### BRIEF:
Extract the lines of the material below, beginning with the first and ending with the line that holds "import numpy as np". Skip every picture.

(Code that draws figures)
--------------------------------
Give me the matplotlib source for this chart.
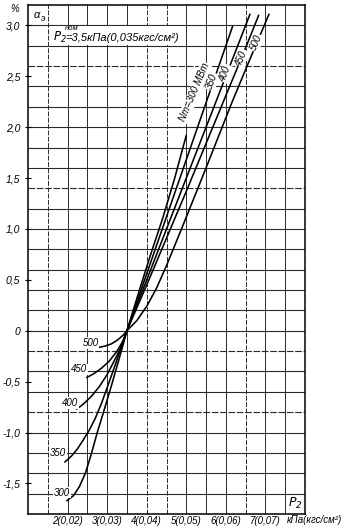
import matplotlib
matplotlib.use('Agg')
import matplotlib.pyplot as plt
from matplotlib.patches import Rectangle
import numpy as np

# ---------------- data ----------------
p_300 = [1.98, 2.15, 2.30, 2.45, 2.60, 2.75, 2.90, 3.10, 3.30, 3.50, 3.80, 4.10, 4.40, 4.70, 5.00]
a_300 = [-1.67, -1.62, -1.53, -1.40, -1.21, -1.00, -0.81, -0.55, -0.28, 0.0, 0.38, 0.75, 1.10, 1.49, 1.92]

p_350 = [1.93, 2.10, 2.25, 2.40, 2.55, 2.70, 2.85, 3.00, 3.20, 3.50, 4.00, 4.50, 5.00, 5.50, 6.17]
a_350 = [-1.29, -1.23, -1.16, -1.07, -0.975, -0.86, -0.72, -0.56, -0.34, 0.0, 0.56, 1.12, 1.68, 2.24, 2.99]

p_400 = [2.23, 2.40, 2.60, 2.80, 3.00, 3.20, 3.35, 3.50, 4.00, 4.50, 5.00, 5.50, 6.00, 6.61]
a_400 = [-0.77, -0.72, -0.645, -0.55, -0.43, -0.28, -0.16, 0.0, 0.50, 1.00, 1.50, 2.00, 2.50, 3.11]

p_450 = [2.48, 2.65, 2.85, 3.05, 3.25, 3.40, 3.50, 4.00, 4.50, 5.00, 5.50, 6.00, 6.50, 6.83]
a_450 = [-0.46, -0.425, -0.37, -0.30, -0.20, -0.10, 0.0, 0.45, 0.91, 1.37, 1.84, 2.31, 2.78, 3.10]

p_500 = [2.77, 2.95, 3.10, 3.25, 3.40, 3.50, 3.75, 4.00, 4.25, 4.50, 4.90, 5.50, 6.15, 6.60, 7.09]
a_500 = [-0.165, -0.15, -0.13, -0.095, -0.045, 0.0, 0.10, 0.24, 0.42, 0.64, 1.02, 1.60, 2.24, 2.66, 3.11]

curves_p = [p_300, p_350, p_400, p_450, p_500]
curves_a = [a_300, a_350, a_400, a_450, a_500]

upper_labels = ['Nт=300 МВт', '350', '400', '450', '500']
upper_label_pos = [(5.20, 2.34), (5.64, 2.45), (5.98, 2.53), (6.38, 2.68), (6.76, 2.83)]
upper_label_rot = [67, 70, 69, 67.5, 67]

lower_labels = ['300', '350', '400', '450', '500']
lower_label_pos = [(1.86, -1.59), (1.76, -1.20), (2.06, -0.71), (2.29, -0.38), (2.58, -0.12)]

ytick_vals = [-1.5, -1.0, -0.5, 0, 0.5, 1.0, 1.5, 2.0, 2.5, 3.0]
ytick_labels = ['-1,5', '-1,0', '-0,5', '0', '0,5', '1,0', '1,5', '2,0', '2,5', '3,0']
xtick_vals = [2, 3, 4, 5, 6, 7]
xtick_labels = ['2(0,02)', '3(0,03)', '4(0,04)', '5(0,05)', '6(0,06)', '7(0,07)']

header_text = '=3,5кПа(0,035кгс/см²)'
unit_text = 'кПа(кгс/см²)'

# ---------------- figure ----------------
plt.rcParams['font.family'] = ['Liberation Sans', 'DejaVu Sans']
plt.rcParams['font.style'] = 'italic'
plt.rcParams['mathtext.fontset'] = 'dejavusans'

W, H = 354, 530
fig = plt.figure(figsize=(W / 100, H / 100), dpi=100)
fig.patch.set_facecolor('white')
ax = fig.add_axes([28 / W, 16 / H, 277 / W, 509 / H])
ax.set_xlim(1, 8)
ax.set_ylim(-1.8, 3.2)


def px(x, y):
    return x / W, 1 - y / H


# grid
dashed_x = {1.5, 4.0, 4.5, 6.5}
for gx in np.arange(1.5, 8.0, 0.5):
    ls = (0, (5, 1.5)) if round(gx, 1) in dashed_x else '-'
    ax.axvline(gx, color='#2a2a2a', lw=0.7, ls=ls, zorder=1)
dashed_y = {2.6, 1.4, -0.2, -0.8}
for gy in np.arange(-1.6, 3.1, 0.2):
    ls = (0, (6, 1.5)) if round(gy, 1) in dashed_y else '-'
    ax.axhline(gy, color='#2a2a2a', lw=0.8, ls=ls, zorder=1)

# white area for header label
ax.add_patch(Rectangle((1.52, 2.81), 3.46, 0.18, facecolor='white', edgecolor='none', zorder=2))

for spine in ax.spines.values():
    spine.set_linewidth(1.1)
    spine.set_color('black')

# curves
for p, a in zip(curves_p, curves_a):
    ax.plot(p, a, color='black', lw=1.15, zorder=3, solid_capstyle='round')

bb = dict(facecolor='white', edgecolor='none', pad=0.6)
for lab, (lx, ly), rot in zip(upper_labels, upper_label_pos, upper_label_rot):
    ax.text(lx, ly, lab, rotation=rot, rotation_mode='anchor', ha='center', va='center',
            fontsize=7, bbox=bb, zorder=4)
for lab, (lx, ly) in zip(lower_labels, lower_label_pos):
    ax.text(lx, ly, lab, ha='center', va='center', fontsize=7, bbox=bb, zorder=4)

# ticks
ax.set_yticks(ytick_vals, ytick_labels)
ax.set_xticks(xtick_vals, xtick_labels)
ax.tick_params(axis='y', direction='inout', length=5, width=0.8, pad=3, labelsize=7.5)
ax.tick_params(axis='x', length=0, pad=1.5, labelsize=7)

# texts
fig.text(*px(15, 9), '%', fontsize=7, ha='center', va='center')
ax.text(1.22, 3.1, 'α', fontsize=8, ha='center', va='center', zorder=4)
ax.text(1.38, 3.07, 'э', fontsize=6.5, ha='center', va='center', zorder=4)
fig.text(*px(53, 37.5), r'$P_2$', fontsize=8.5, ha='left', va='center')
fig.text(*px(72, 28), 'ном', fontsize=5.5, ha='center', va='center')
fig.text(*px(65, 38), header_text, fontsize=8, ha='left', va='center')
fig.text(*px(314, 520), unit_text, fontsize=7, ha='center', va='center')
ax.text(7.75, -1.7, r'$P_2$', fontsize=9, ha='center', va='center', zorder=4)

fig.savefig('out.png', dpi=100, facecolor='white')
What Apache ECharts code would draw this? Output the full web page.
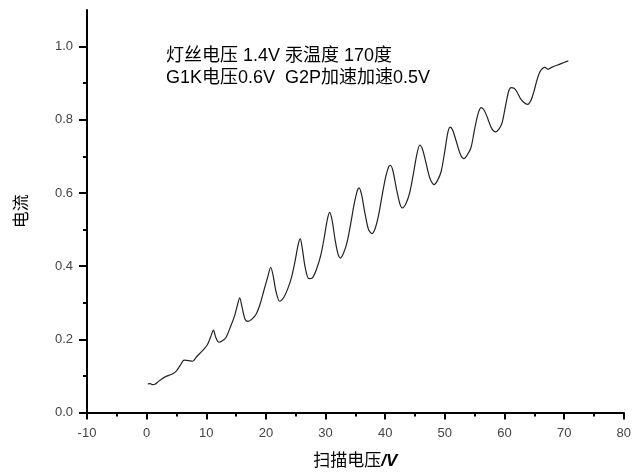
<!DOCTYPE html>
<html>
<head>
<meta charset="utf-8">
<script src="https://cdn.jsdelivr.net/npm/echarts@6/dist/echarts.min.js"></script>
<style>html,body{margin:0;padding:0;background:#fff}#c{width:634px;height:475px}</style>
</head>
<body>
<div id="c"></div>
<script>
// Scan voltage (V)
var voltage = [0.2,0.6,1.0,1.4,2.0,2.6,3.2,3.8,4.4,5.0,5.6,6.3,7.0,7.7,8.3,9.0,9.6,10.2,10.7,11.2,11.6,12.1,12.7,13.3,14.0,14.7,15.2,15.6,16.0,16.5,17.0,17.7,18.4,19.0,19.6,20.3,20.8,21.2,21.7,22.3,23.0,23.7,24.3,24.9,25.4,25.75,26.1,26.6,27.2,27.8,28.5,29.2,29.8,30.3,30.7,31.1,31.6,32.1,32.5,33.0,33.6,34.2,34.8,35.3,35.6,36.0,36.6,37.2,37.8,38.3,38.9,39.5,40.1,40.6,40.9,41.3,41.9,42.5,42.9,43.5,44.1,44.7,45.3,45.8,46.2,46.8,47.5,48.2,48.8,49.4,50.0,50.5,50.9,51.3,51.9,52.6,53.2,53.8,54.4,55.0,55.6,56.1,56.6,57.2,57.8,58.5,59.1,59.6,60.2,60.7,61.1,61.6,62.1,62.6,63.2,63.9,64.4,64.9,65.4,65.9,66.4,66.8,67.3,68.0,68.8,69.6,70.7];
// Current
var current = [0.078,0.079,0.076,0.077,0.085,0.092,0.098,0.102,0.106,0.114,0.128,0.143,0.142,0.140,0.151,0.163,0.173,0.186,0.205,0.225,0.205,0.192,0.196,0.205,0.232,0.262,0.292,0.313,0.288,0.255,0.249,0.256,0.270,0.295,0.330,0.370,0.397,0.375,0.330,0.304,0.315,0.340,0.370,0.415,0.458,0.475,0.448,0.395,0.366,0.368,0.392,0.430,0.480,0.528,0.547,0.525,0.472,0.432,0.422,0.435,0.465,0.515,0.570,0.605,0.614,0.598,0.545,0.500,0.489,0.502,0.540,0.595,0.645,0.672,0.675,0.660,0.610,0.568,0.559,0.572,0.600,0.650,0.705,0.731,0.722,0.685,0.640,0.623,0.635,0.660,0.715,0.765,0.780,0.772,0.742,0.706,0.694,0.705,0.725,0.775,0.818,0.833,0.826,0.803,0.778,0.767,0.775,0.792,0.840,0.878,0.888,0.886,0.876,0.860,0.848,0.842,0.852,0.875,0.906,0.930,0.941,0.943,0.938,0.944,0.949,0.954,0.961];
var yMajorTicks = [0, 0.2, 0.4, 0.6, 0.8, 1.0];
var yMinorTicks = [0.1, 0.3, 0.5, 0.7, 0.9];
var xTitle = '扫描电压';
var yTitle = '电流';
var note1 = '灯丝电压 1.4V 汞温度 170度';
var note2 = 'G1K电压0.6V  G2P加速加速0.5V';

var pts = voltage.map(function (v, i) { return [v, current[i]]; });
var FONT = "'Liberation Sans', 'Noto Sans CJK SC', sans-serif";
function tickAxis(values, len) {
  return {
    type: 'value', min: 0, max: 1.1, position: 'left', offset: 0,
    axisLine: {show: false, onZero: false},
    axisTick: {show: true, length: len, customValues: values, lineStyle: {color: '#000', width: 2}},
    axisLabel: {show: false},
    splitLine: {show: false}
  };
}
var chart = echarts.init(document.getElementById('c'), null, {renderer: 'canvas'});
chart.setOption({
  animation: false,
  backgroundColor: '#fff',
  grid: {left: 87, right: 9, top: 10, bottom: 62.5, containLabel: false},
  xAxis: {
    type: 'value', min: -10, max: 80, interval: 10,
    name: '{a|' + xTitle + '}{b|/V}', nameLocation: 'middle', nameGap: 40,
    nameTextStyle: {rich: {
      a: {fontSize: 17, fontFamily: FONT, color: '#000'},
      b: {fontSize: 17, fontFamily: FONT, fontStyle: 'italic', fontWeight: 'bold', color: '#000'}
    }},
    axisLine: {onZero: false, lineStyle: {color: '#000', width: 2}},
    axisTick: {length: 7, lineStyle: {color: '#000', width: 2}},
    minorTick: {show: true, splitNumber: 2, length: 4, lineStyle: {color: '#000', width: 2}},
    splitLine: {show: false},
    axisLabel: {margin: 14, fontSize: 13, fontFamily: FONT, color: '#444'}
  },
  yAxis: [{
    type: 'value', min: 0, max: 1.1, interval: 0.2, position: 'left',
    name: yTitle, nameLocation: 'middle', nameGap: 56,
    nameTextStyle: {fontSize: 17, fontFamily: FONT, color: '#000'},
    axisLine: {show: true, onZero: false, lineStyle: {color: '#000', width: 2}},
    axisTick: {show: false},
    splitLine: {show: false},
    axisLabel: {margin: 14, fontSize: 13, fontFamily: FONT, color: '#444', customValues: yMajorTicks,
      formatter: function (v) { return v.toFixed(1); }}
  }, tickAxis(yMinorTicks, 4), tickAxis(yMajorTicks, 8)],
  graphic: [
    {type: 'text', left: 166, top: 47, style: {text: note1, font: '18px ' + FONT, fill: '#000'}},
    {type: 'text', left: 166, top: 69, style: {text: note2, font: '18px ' + FONT, fill: '#000'}}
  ],
  series: [{
    type: 'line', yAxisIndex: 0, data: pts, showSymbol: false, smooth: 0.3,
    lineStyle: {color: '#222', width: 1.2}
  }]
});
</script>
</body>
</html>
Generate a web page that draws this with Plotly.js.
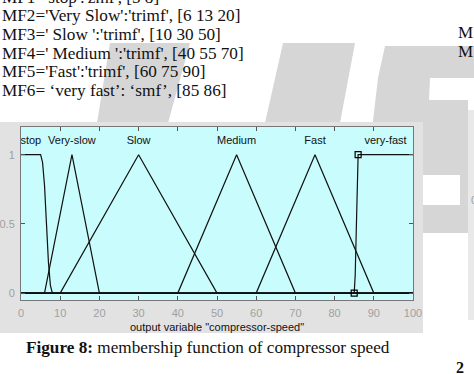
<!DOCTYPE html>
<html>
<head>
<meta charset="utf-8">
<script src="https://cdn.plot.ly/plotly-3.0.1.min.js"></script>
<style>
html,body{margin:0;padding:0;background:#fff;}
#chart{width:474px;height:374px;}
</style>
</head>
<body>
<div id="chart"></div>
<script>
// ---- data ----
const categories = ['stop', 'Very-slow', 'Slow', 'Medium', 'Fast', 'very-fast'];
const labelX = [2.5, 13, 30, 55, 75, 93];
const labelY = [1.1, 1.1, 1.1, 1.1, 1.1, 1.1];

const stopX = [0, 5, 5.5, 6, 6.5, 7, 7.5, 8, 100];
const stopY = [1, 1, 0.944, 0.778, 0.5, 0.222, 0.056, 0, 0];
const verySlowX = [0, 6, 13, 20, 100];
const verySlowY = [0, 0, 1, 0, 0];
const slowX = [0, 10, 30, 50, 100];
const slowY = [0, 0, 1, 0, 0];
const mediumX = [0, 40, 55, 70, 100];
const mediumY = [0, 0, 1, 0, 0];
const fastX = [0, 60, 75, 90, 100];
const fastY = [0, 0, 1, 0, 0];
const veryFastX = [0, 85, 85.25, 85.5, 85.75, 86, 100];
const veryFastY = [0, 0, 0.125, 0.5, 0.875, 1, 1];
const veryFastMarkX = [85, 86];
const veryFastMarkY = [0, 1];

const xTicks = [0, 10, 20, 30, 40, 50, 60, 70, 80, 90, 100];
const yTicks = [0, 0.5, 1];
const yTickText = ['0', '0.5', '1'];

const textLines = [
  "MF1='stop':'zmf', [5 8]",
  "MF2='Very Slow':'trimf', [6 13 20]",
  "MF3=' Slow ':'trimf', [10 30 50]",
  "MF4=' Medium ':'trimf', [40 55 70]",
  "MF5='Fast':'trimf', [60 75 90]",
  "MF6= \u2018very fast\u2019: \u2018smf\u2019, [85 86]"
];
const xTitle = 'output variable "compressor-speed"';
const caption = '<b>Figure 8:</b> membership function of compressor speed';

// ---- geometry helpers (pixel -> paper) ----
const L = 21, R = 413, T = 127, B = 300;
const W = 474, H = 374;
const px = x => (x - L) / (R - L);
const py = y => (B - y) / (B - T);
function poly(pts, color) {
  let d = pts.map((p, i) => (i ? 'L' : 'M') + px(p[0]).toFixed(4) + ',' + py(p[1]).toFixed(4)).join(' ') + ' Z';
  return {type: 'path', xref: 'paper', yref: 'paper', path: d, fillcolor: color, line: {width: 0}, layer: 'below'};
}
function rect(x0, y0, x1, y1, color) {
  return {type: 'rect', xref: 'paper', yref: 'paper', x0: px(x0), x1: px(x1), y0: py(y1), y1: py(y0),
    fillcolor: color, line: {width: 0}, layer: 'below'};
}

const lineColor = '#111';
const mfSeries = [[stopX, stopY], [verySlowX, verySlowY], [slowX, slowY], [mediumX, mediumY], [fastX, fastY], [veryFastX, veryFastY]];
const traces = mfSeries.map(s => ({
  x: s[0], y: s[1], type: 'scatter', mode: 'lines',
  line: {color: lineColor, width: 1.2}, hoverinfo: 'skip', showlegend: false, cliponaxis: false
}));
traces.push({
  x: veryFastMarkX, y: veryFastMarkY, type: 'scatter', mode: 'markers',
  marker: {symbol: 'square-open', size: 6, color: '#000', line: {width: 1.2}},
  showlegend: false, hoverinfo: 'skip', cliponaxis: false
});
traces.push({
  x: labelX, y: labelY, type: 'scatter', mode: 'text', text: categories,
  textfont: {family: 'Liberation Sans, Arial, sans-serif', size: 11, color: '#111'},
  textposition: 'middle center', showlegend: false, hoverinfo: 'skip'
});

const wm = '#d6d6d6';
const shapes = [
  poly([[110, 43], [190, 43], [168, 123], [97, 123]], wm),
  poly([[283, 43], [355, 43], [340, 123], [265, 123]], wm),
  poly([[385, 46], [474, 46], [474, 78], [430, 78], [423, 233], [360, 233], [378, 78]], wm),
  rect(423, 100, 468, 233, wm),
  rect(423, 175, 460, 205, '#ffffff'),
  rect(468, 110, 474, 320, '#e9e9e9'),
  rect(0, 122, 423, 333, '#e2e2e2'),
  rect(L, T, R, B, '#c9fcfc')
];

const annotations = [];
textLines.forEach((t, i) => {
  annotations.push({
    xref: 'paper', yref: 'paper', x: px(0), y: py(-3 + i * 18.7), xanchor: 'left', yanchor: 'middle',
    text: t, showarrow: false, font: {family: 'Liberation Serif, Times New Roman, serif', size: 17.2, color: '#111'}
  });
});
annotations.push({xref: 'paper', yref: 'paper', x: px(456), y: py(32), xanchor: 'left', yanchor: 'middle',
  text: 'M', showarrow: false, font: {family: 'Liberation Serif, serif', size: 17, color: '#111'}});
annotations.push({xref: 'paper', yref: 'paper', x: px(456), y: py(51), xanchor: 'left', yanchor: 'middle',
  text: 'M', showarrow: false, font: {family: 'Liberation Serif, serif', size: 17, color: '#111'}});
annotations.push({xref: 'paper', yref: 'paper', x: px(469), y: py(200), xanchor: 'left', yanchor: 'middle',
  text: '0', showarrow: false, font: {family: 'Liberation Sans, sans-serif', size: 11, color: '#999'}});
annotations.push({xref: 'paper', yref: 'paper', x: px(454), y: py(367), xanchor: 'left', yanchor: 'middle',
  text: '<b>2</b>', showarrow: false, font: {family: 'Liberation Serif, serif', size: 16, color: '#111'}});
annotations.push({xref: 'paper', yref: 'paper', x: px(217), y: py(327), xanchor: 'center', yanchor: 'middle',
  text: xTitle, showarrow: false, font: {family: 'Liberation Sans, Arial, sans-serif', size: 11, color: '#111'}});
annotations.push({xref: 'paper', yref: 'paper', x: px(208), y: py(347), xanchor: 'center', yanchor: 'middle',
  text: caption, showarrow: false, font: {family: 'Liberation Serif, Times New Roman, serif', size: 17.2, color: '#111'}});

const layout = {
  width: W, height: H,
  margin: {l: L, r: W - R, t: T, b: H - B, pad: 0},
  paper_bgcolor: '#ffffff',
  plot_bgcolor: '#c9fcfc',
  showlegend: false,
  xaxis: {
    range: [0, 100], tickvals: xTicks, ticks: 'inside', ticklen: 4, tickcolor: '#555',
    showline: true, linecolor: '#777', linewidth: 1, mirror: 'ticks', showgrid: false, zeroline: false,
    tickfont: {family: 'Liberation Sans, Arial, sans-serif', size: 11, color: '#a0a0a0'},
    ticklabelstandoff: 3, fixedrange: true
  },
  yaxis: {
    range: [-0.05, 1.2], tickvals: yTicks, ticktext: yTickText, ticks: 'inside', ticklen: 4, tickcolor: '#555',
    showline: true, linecolor: '#777', linewidth: 1, mirror: 'ticks', showgrid: false, zeroline: false,
    tickfont: {family: 'Liberation Sans, Arial, sans-serif', size: 11, color: '#a0a0a0'},
    ticklabelstandoff: 3, fixedrange: true
  },
  shapes: shapes,
  annotations: annotations
};

Plotly.newPlot('chart', traces, layout, {staticPlot: true, displayModeBar: false});
</script>
</body>
</html>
--------------------------------
### ANSWER BELOW:
Give me the matplotlib source for this chart.
import matplotlib
matplotlib.use('Agg')
import matplotlib.pyplot as plt
from matplotlib.patches import Rectangle
import numpy as np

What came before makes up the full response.